WORK TO COMPLETE: Extract each line of the material that follows exactly and omit its pictures.
◆ ◆ ◆
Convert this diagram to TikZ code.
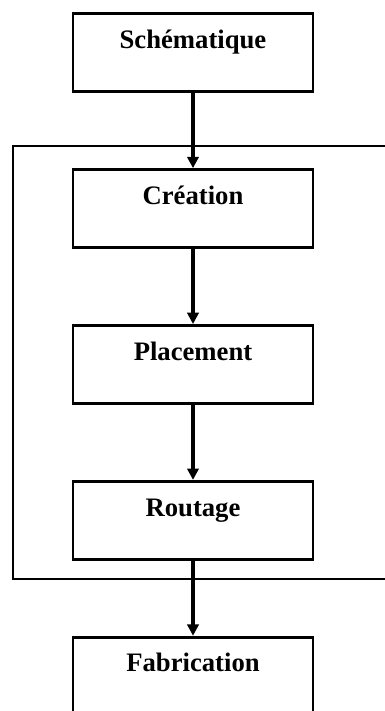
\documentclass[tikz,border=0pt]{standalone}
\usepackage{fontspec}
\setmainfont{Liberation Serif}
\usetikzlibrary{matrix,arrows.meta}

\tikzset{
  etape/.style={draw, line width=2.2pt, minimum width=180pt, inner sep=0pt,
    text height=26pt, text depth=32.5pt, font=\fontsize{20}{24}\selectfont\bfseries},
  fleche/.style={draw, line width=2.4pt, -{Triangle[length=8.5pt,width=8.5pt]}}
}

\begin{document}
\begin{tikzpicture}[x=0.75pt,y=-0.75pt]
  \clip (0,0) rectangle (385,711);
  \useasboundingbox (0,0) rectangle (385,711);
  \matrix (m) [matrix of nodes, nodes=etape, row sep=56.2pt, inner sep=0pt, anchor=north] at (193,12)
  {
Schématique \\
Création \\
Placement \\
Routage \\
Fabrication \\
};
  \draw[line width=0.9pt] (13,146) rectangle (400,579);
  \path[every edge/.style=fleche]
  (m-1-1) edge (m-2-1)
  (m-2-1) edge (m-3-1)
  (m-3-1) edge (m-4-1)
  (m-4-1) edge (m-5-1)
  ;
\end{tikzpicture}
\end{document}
◆ ◆ ◆
FULL ANSWER:
Convert this diagram to TikZ code.
\documentclass[tikz,border=0pt]{standalone}
\usepackage{fontspec}
\setmainfont{Liberation Serif}
\usetikzlibrary{matrix,arrows.meta}

\tikzset{
  etape/.style={draw, line width=2.2pt, minimum width=180pt, inner sep=0pt,
    text height=26pt, text depth=32.5pt, font=\fontsize{20}{24}\selectfont\bfseries},
  fleche/.style={draw, line width=2.4pt, -{Triangle[length=8.5pt,width=8.5pt]}}
}

\begin{document}
\begin{tikzpicture}[x=0.75pt,y=-0.75pt]
  \clip (0,0) rectangle (385,711);
  \useasboundingbox (0,0) rectangle (385,711);
  \matrix (m) [matrix of nodes, nodes=etape, row sep=56.2pt, inner sep=0pt, anchor=north] at (193,12)
  {
Schématique \\
Création \\
Placement \\
Routage \\
Fabrication \\
};
  \draw[line width=0.9pt] (13,146) rectangle (400,579);
  \path[every edge/.style=fleche]
  (m-1-1) edge (m-2-1)
  (m-2-1) edge (m-3-1)
  (m-3-1) edge (m-4-1)
  (m-4-1) edge (m-5-1)
  ;
\end{tikzpicture}
\end{document}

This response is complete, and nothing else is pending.